Let's say you only want to drop it to 90% output. You need the radiator temperature to be 81F above room, or 151, which means a leaving water temperature of 132F, or a delta of 38F. To get 9000 BTU/hr you need a flow of 0.47 GPM.
So in order to get modulation in the heat output you need much bigger changes in the flow. And it's hard to get those small flows dialed in. Using balancing valves is a fools game.
On the other hand, with on-off control, if you want 90% output, have it on for 90% of the time and off for 10% of the time. Likewise with 50% output. It's simple.
DC,
You have to think about this in the context of low temperature emitters. Once you start throttling the flow, the return water temp quickly drops to room temp.
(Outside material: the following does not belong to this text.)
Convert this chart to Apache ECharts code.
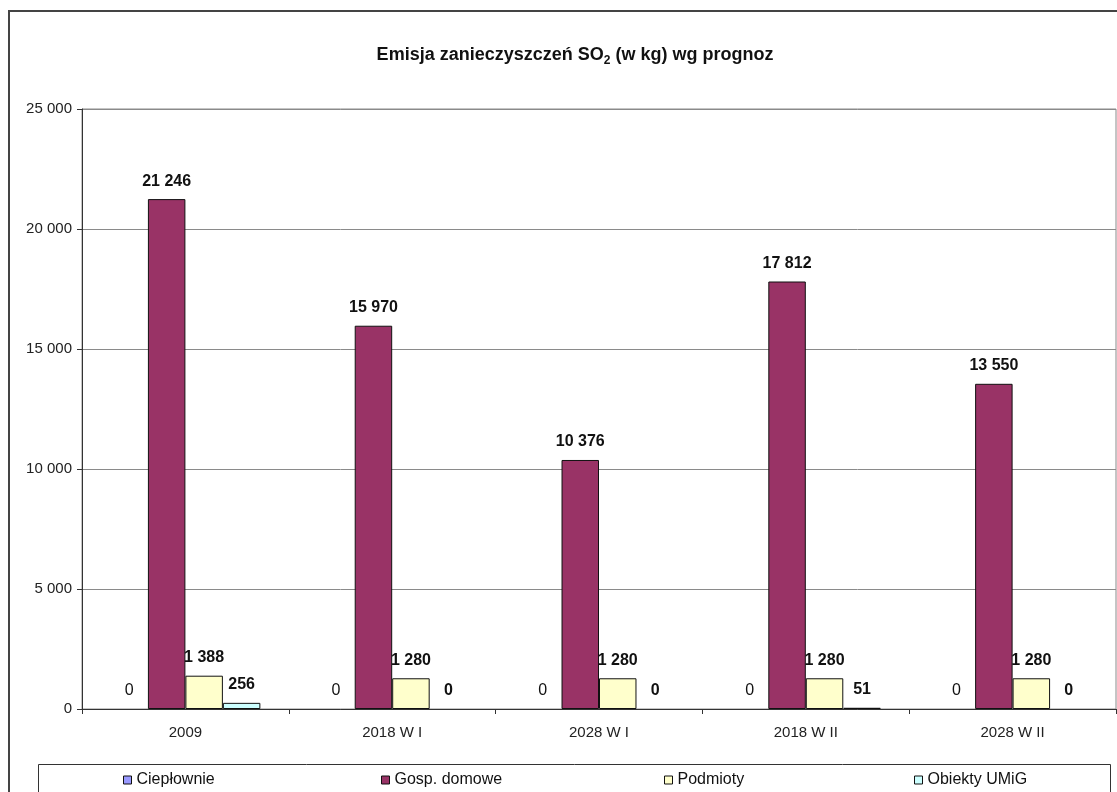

This means that output is proportional to temp delta and flow rate. Since SWT and room temp are pretty much fixed, output is proportional to flow rate.
I agree that flow rate modulation doesn't work as well with high temp emitters but even there, there is decent modulation near the bottom end of the flow range.
DC,
not to dispute your calculation here. If it comes to that mismatch of room load and emitter output, then something went wrong in the past.
Same as with the other high efficiency heating systems, you need to do your design properly.
I use a air to water system as Akos wrote - one circulator, no TRVs, with an "as good as possible" balance of water flow and it works good enough that I do not care the last temp. swings. Ok, this is not a responsive system and i had to accept that some rooms are a bit off because the radiators are not always "spot on" in size. Overall I rather accepted this and run the reset curve now quite cold. Its 35°F ambient here atm and I use 88-90°F as reset and am ok.